The Japanese bank hiked its stance for GM to ‘buy’ from ‘neutral’, saying the US automaker’s exit “from long-struggling Europe is a major positive”, which will simplify the group’s business structure and improve profitability.

GM announced on Monday that it has agreed to sell its Opel/Vauxhall European business for US$2.3bn to French firm PSA Group, maker of Peugeot and Citroen cars.

READ: GM offloads European business …

In a note, the Nomura analysts said the European sale frees up resources, which GM could redeploy to develop next-generation powertrains and autonomous driving technologies “to maintain its competitive edge in the crucial North American market over the long term”.

In other broker changes, traders reported that Instinet had also upgraded its rating for GM shares to ‘buy’ from ‘neutral’, while JPMorgan Chase hiked its target price for the stock to US$49 a share, up from US$46.

But, after falls of 0.8% yesterday, GM shares still shed another 1% today to US$37.54 in opening deals with investors still concerned by the fine detail of the disposal agreement.

Fine detail …

Under the terms of the deal, GM will receive €1.32bn for the Opel manufacturing business – €650mln in cash and €670mln in PSA share warrants.

The maker of Peugeot and Citroen cars and French bank BNP Paribas SA will pay a further €900mln for the Opel financing arm and operate it as a joint venture.

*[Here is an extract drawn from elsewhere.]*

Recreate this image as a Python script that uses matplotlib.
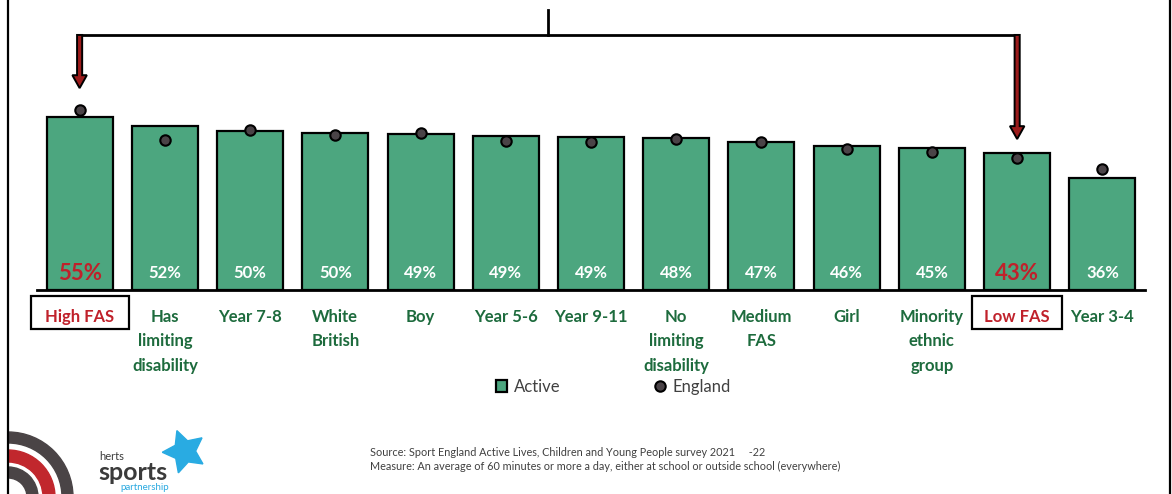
import matplotlib

matplotlib.use("Agg")
import matplotlib.pyplot as plt
from matplotlib.lines import Line2D
from matplotlib.patches import FancyArrow, Rectangle, Wedge

categories = [
    "High FAS", "Has\nlimiting\ndisability", "Year 7-8", "White\nBritish", "Boy",
    "Year 5-6", "Year 9-11", "No\nlimiting\ndisability", "Medium\nFAS", "Girl",
    "Minority\nethnic\ngroup", "Low FAS", "Year 3-4",
]
active = [55.0, 52.1, 50.6, 49.9, 49.6, 49.0, 48.6, 48.4, 47.2, 45.9, 45.2, 43.5, 35.6]
active_labels = ["55%", "52%", "50%", "50%", "49%", "49%", "49%", "48%", "47%", "46%", "45%", "43%", "36%"]
england = [57.2, 47.7, 50.9, 49.4, 49.9, 47.5, 47.0, 48.0, 47.1, 44.8, 43.8, 42.0, 38.5]
highlight = {"High FAS": 1.15, "Low FAS": 1.06}  # label -> box width

source_lines = [
    "Source: Sport England Active Lives, Children and Young People survey 2021     -22",
    "Measure: An average of 60 minutes or more a day, either at school or outside school (everywhere)",
]

GREEN = "#4ca67f"
TEXT_GREEN = "#1d6b3d"
RED = "#c0212b"
DARK_RED = "#9b1b1b"
DOT = "#4a4347"
GREY = "#404040"

W, H = 1172, 494
plt.rcParams["font.family"] = ["Lato", "DejaVu Sans"]

fig = plt.figure(figsize=(W / 100, H / 100), dpi=100)
fig.patch.set_facecolor("white")

# decoration layer in pixel coordinates
deco = fig.add_axes([0, 0, 1, 1])
deco.set_xlim(0, W)
deco.set_ylim(H, 0)
deco.axis("off")
deco.plot([8, 8], [0, H], color="black", lw=1.6)
deco.plot([1170, 1170], [0, H], color="black", lw=1.6)
for r, w, c in [(65, 11, "#4a4446"), (47, 12, "#c1272d"), (30, 11, "#4a4446")]:
    deco.add_patch(Wedge((8, 497), r, 270, 360, width=w, color=c))
deco.text(99, 456, "herts", fontsize=8, color="#3b3b3b", va="center")
deco.text(98, 472, "sports", fontsize=18, fontweight="bold", color="#3b3b3b", va="center")
deco.text(120, 487, "partnership", fontsize=7, color="#29a9e0", va="center")
deco.plot(184, 451, marker=(5, 1, 20), markersize=32, color="#29abe2")
for k, line in enumerate(source_lines):
    deco.text(370, 452 + k * 14, line, fontsize=7.8, color=GREY, va="center")

# chart axes: baseline at y=290 px, 3.145 px per percentage point
ax = fig.add_axes([37 / W, (H - 290) / H, 1108 / W, 188.7 / H])
ax.set_facecolor("none")
x = list(range(len(categories)))
ax.bar(x, active, width=0.775, color=GREEN, edgecolor="black", linewidth=1.6, zorder=2)
ax.plot(x, england, "o", color=DOT, markeredgecolor="black", markeredgewidth=1.5,
        markersize=7.5, zorder=3, clip_on=False)
ax.set_xlim(-0.5, len(categories) - 0.5)
ax.set_ylim(0, 60)
for side in ["top", "left", "right"]:
    ax.spines[side].set_visible(False)
ax.spines["bottom"].set_linewidth(2)
ax.set_yticks([])
ax.set_xticks(x, categories, fontsize=12, fontweight="bold", color=TEXT_GREEN, linespacing=1.65)
ax.tick_params(axis="x", length=0, pad=13.5)
for tick, name in zip(ax.get_xticklabels(), categories):
    if name in highlight:
        tick.set_color(RED)

for i, (name, lab) in enumerate(zip(categories, active_labels)):
    if name in highlight:
        ax.text(i, 5.4, lab, ha="center", va="center", fontsize=16, fontweight="bold", color=RED, zorder=4)
        w = highlight[name]
        ax.add_patch(Rectangle((i - w / 2, -12.4), w, 10.5, fill=False, edgecolor="black",
                               linewidth=1.6, clip_on=False))
    else:
        ax.text(i, 5.4, lab, ha="center", va="center", fontsize=12, fontweight="bold", color="white", zorder=4)

# bracket with arrows pointing at the highest and lowest FAS groups
i_hi, i_lo = categories.index("High FAS"), categories.index("Low FAS")
ax.plot([i_hi, i_lo], [81.1, 81.1], color="black", lw=2, clip_on=False, solid_capstyle="projecting")
ax.plot([(i_hi + i_lo) / 2] * 2, [81.1, 89.0], color="black", lw=2, clip_on=False)
for i, tip in [(i_hi, 64.2), (i_lo, 48.0)]:
    ax.add_patch(FancyArrow(i, 81.1, 0, tip - 81.1, width=0.06, head_width=0.17, head_length=4.1,
                            length_includes_head=True, facecolor=DARK_RED, edgecolor="black",
                            linewidth=1.4, clip_on=False, zorder=5))

handles = [
    Rectangle((0, 0), 1, 1, facecolor=GREEN, edgecolor="black", linewidth=1.6),
    Line2D([], [], marker="o", linestyle="none", color=DOT, markeredgecolor="black",
           markeredgewidth=1.5, markersize=7.5),
]
fig.legend(handles, ["Active", "England"], loc="center", bbox_to_anchor=(0.523, 1 - 387 / H),
           ncol=2, frameon=False, fontsize=12, labelcolor=GREY, columnspacing=5.6,
           handlelength=0.7, handleheight=0.7, handletextpad=0.4)

fig.savefig("out.png", dpi=100, facecolor="white")
plt.close(fig)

However, PSA is only paying around four-fifths of the book value of the financing arm’s outstanding loans.

GM will also retain most of Opel’s pensions deficit, estimated by analysts at $10bn, with PSA only taking on a few schemes worth around US$3bn.

The US firm also announced that it will take an accounting charge of US$4bn to US$4.5bn related to the deal.

GM also revealed yesterday that it will lay off about 1,100 workers at a plant in Michigan, the latest in a string of job cuts by the nation’s largest auto maker at a time when President Donald Trump is pressing companies to put more Americans to work.

The group said it is laying-off about 1,100 hourly and temporary workers at its SUV plant in Lansing after cutting production because one of the three vehicles made there — the GMC Acadia — was moved to a GM factory in Tennessee.

GM added 800 jobs at the plant in Spring Hill, Tennessee earlier this year as it began making the new Acadia model.